= Robert Gilman =

Writer on sustainability (born 1945)

Robert C. Gilman (born 1945) is an American astrophysicist who, along with his late wife Diane Gilman, researched and wrote about ecovillages. The Gilmans' work was important in giving definition to the ecovillage movement and shaping the direction of the Global Ecovillage Network. In 1991, the Gilmans co-authored Eco-Villages and Sustainable Communities, a seminal study of ecovillages for Gaia Trust.

==Early life and education==
Gilman graduated from the University of California, Berkeley in 1967 with a bachelor's in astronomy.
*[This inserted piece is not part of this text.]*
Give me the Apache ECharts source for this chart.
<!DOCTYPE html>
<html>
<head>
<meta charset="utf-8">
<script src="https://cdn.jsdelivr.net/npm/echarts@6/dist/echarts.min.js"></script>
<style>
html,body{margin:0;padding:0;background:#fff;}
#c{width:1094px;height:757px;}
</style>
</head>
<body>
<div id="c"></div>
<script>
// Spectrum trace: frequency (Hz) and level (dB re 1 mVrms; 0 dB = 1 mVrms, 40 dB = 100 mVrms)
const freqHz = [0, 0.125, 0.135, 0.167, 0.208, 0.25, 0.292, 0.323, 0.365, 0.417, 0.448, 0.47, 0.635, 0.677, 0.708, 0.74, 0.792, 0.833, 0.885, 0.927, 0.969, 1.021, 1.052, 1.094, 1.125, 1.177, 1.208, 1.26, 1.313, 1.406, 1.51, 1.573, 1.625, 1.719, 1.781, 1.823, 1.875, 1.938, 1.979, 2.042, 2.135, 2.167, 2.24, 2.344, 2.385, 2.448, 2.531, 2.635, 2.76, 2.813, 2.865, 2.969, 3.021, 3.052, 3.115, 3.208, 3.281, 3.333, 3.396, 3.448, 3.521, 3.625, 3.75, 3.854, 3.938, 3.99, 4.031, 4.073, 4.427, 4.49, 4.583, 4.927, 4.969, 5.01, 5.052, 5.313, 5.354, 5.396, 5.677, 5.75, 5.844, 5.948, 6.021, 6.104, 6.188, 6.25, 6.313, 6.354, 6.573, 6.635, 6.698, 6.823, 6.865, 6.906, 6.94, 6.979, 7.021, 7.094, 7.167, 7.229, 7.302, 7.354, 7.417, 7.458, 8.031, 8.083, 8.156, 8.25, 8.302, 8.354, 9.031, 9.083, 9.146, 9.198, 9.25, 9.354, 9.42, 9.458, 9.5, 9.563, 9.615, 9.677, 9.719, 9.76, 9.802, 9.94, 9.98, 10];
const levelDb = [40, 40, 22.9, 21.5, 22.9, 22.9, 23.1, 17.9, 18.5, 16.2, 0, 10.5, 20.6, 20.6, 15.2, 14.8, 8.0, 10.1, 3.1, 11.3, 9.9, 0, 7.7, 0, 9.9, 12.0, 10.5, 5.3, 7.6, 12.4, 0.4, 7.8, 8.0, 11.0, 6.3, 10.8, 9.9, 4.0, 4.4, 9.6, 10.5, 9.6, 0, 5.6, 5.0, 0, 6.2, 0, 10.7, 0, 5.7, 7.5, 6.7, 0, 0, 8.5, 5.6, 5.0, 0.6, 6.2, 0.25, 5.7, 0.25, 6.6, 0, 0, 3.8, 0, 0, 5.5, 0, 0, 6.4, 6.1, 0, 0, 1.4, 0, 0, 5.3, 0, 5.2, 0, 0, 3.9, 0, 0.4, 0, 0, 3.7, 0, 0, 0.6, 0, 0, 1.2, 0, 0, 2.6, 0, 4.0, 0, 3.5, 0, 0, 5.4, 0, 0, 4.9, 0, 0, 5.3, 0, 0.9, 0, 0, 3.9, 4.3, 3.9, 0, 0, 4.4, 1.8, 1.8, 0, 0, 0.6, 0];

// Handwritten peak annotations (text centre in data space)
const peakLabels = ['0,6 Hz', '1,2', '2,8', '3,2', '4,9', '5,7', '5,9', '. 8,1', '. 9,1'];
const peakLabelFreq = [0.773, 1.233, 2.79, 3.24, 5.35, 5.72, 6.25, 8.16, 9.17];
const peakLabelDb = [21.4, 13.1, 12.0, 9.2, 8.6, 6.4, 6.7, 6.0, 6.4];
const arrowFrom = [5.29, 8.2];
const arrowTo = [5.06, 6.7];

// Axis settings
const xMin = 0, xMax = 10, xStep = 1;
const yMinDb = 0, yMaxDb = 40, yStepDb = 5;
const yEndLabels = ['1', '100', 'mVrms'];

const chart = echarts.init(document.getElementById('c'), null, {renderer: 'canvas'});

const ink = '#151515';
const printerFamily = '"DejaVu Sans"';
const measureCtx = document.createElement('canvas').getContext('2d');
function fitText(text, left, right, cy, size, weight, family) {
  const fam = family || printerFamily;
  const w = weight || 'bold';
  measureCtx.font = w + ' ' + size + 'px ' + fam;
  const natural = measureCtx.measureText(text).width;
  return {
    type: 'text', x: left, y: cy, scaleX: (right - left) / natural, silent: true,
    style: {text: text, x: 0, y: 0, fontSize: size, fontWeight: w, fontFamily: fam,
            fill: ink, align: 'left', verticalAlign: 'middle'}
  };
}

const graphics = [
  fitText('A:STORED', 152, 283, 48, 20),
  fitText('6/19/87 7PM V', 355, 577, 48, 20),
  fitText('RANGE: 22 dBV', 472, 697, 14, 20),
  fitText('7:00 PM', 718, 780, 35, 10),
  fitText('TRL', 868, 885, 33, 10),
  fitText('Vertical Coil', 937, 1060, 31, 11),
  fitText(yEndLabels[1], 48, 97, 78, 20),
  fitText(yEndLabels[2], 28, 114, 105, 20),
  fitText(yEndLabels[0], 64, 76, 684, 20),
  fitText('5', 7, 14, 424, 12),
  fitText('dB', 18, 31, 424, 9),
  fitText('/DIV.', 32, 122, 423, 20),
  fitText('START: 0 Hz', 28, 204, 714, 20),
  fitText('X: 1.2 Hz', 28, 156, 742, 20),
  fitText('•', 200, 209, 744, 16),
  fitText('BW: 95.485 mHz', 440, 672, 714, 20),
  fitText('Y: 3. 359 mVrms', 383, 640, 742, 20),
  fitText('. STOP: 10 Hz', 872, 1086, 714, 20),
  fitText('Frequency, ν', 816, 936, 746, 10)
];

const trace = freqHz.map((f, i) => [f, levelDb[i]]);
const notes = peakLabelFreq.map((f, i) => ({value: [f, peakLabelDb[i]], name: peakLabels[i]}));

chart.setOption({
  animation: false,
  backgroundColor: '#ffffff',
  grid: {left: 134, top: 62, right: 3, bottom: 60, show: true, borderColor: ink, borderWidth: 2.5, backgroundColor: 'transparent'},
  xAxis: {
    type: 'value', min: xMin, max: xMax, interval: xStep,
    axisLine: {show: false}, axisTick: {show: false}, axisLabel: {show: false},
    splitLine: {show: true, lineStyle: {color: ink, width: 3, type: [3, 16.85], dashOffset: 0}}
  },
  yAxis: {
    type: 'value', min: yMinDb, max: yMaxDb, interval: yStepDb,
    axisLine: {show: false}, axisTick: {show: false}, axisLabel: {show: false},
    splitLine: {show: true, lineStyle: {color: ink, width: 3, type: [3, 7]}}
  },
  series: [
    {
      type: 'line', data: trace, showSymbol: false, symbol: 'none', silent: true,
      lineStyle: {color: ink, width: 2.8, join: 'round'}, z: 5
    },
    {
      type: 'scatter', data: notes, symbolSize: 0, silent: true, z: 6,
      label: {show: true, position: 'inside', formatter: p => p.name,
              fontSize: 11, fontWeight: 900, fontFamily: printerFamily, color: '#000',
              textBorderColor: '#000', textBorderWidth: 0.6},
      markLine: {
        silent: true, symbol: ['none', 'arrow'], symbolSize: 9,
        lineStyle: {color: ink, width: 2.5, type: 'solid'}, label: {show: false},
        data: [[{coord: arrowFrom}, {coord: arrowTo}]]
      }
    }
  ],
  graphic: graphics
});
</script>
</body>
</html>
He received a Ph.D. in astrophysics from Princeton University in 1969. Gilman has taught and conducted research at the University of Minnesota, the Harvard Smithsonian Astrophysical Observatory and was a research associate at NASA's Institute for Space Studies.

== Career ==
In the mid 1970s, Gilman turned his attention to the study of global sustainability, futures research and strategies for positive cultural change. He and Diane designed and built their own solar home in 1975. In 1979, they founded the Context Institute, one of the earliest NGOs to focus on sustainability.

===In Context magazine===
The institute launched In Context: A Quarterly of Humane Sustainable Culture in 1983, with Gilman as editor. The journal won the Utne Reader Alternative Press Award for "Best Coverage of Emerging Issues" in 1991 and 1994.

==Global Action Plan and GEN==
In 1989–92 Gilman co-developed the 'Global Action Plan Household EcoTeam Program', an early behavior-change model that organized neighbors into teams to cut household waste, water, and energy use; the model was later adopted nationwide in the Netherlands and other countries.

Building on their Gaia Trust study, Robert and Diane helped convene the 1995 Ecovillages and Sustainable Communities conference at Findhorn, Scotland, which formally launched the Global Ecovillage Network. Gilman later spent three years living in Winslow Cohousing on Bainbridge Island, Washington, to test ecovillage principles firsthand.

== Other work ==
From 2004 to 2011, Gilman was a councilman for Langley, Washington.

Gilman continues to speak on regenerative design and cultural evolution, including at Vicki Robin's 2020 "CoVida Conversations" interview series and Pakhuis de Zwijger's "Regenerative Design" forum in Amsterdam (2023)

== Personal life ==
He was married to Diane Gilman until her death in 1998 and they had two children. After Diane's death in 1998, he married Lianne in 2004.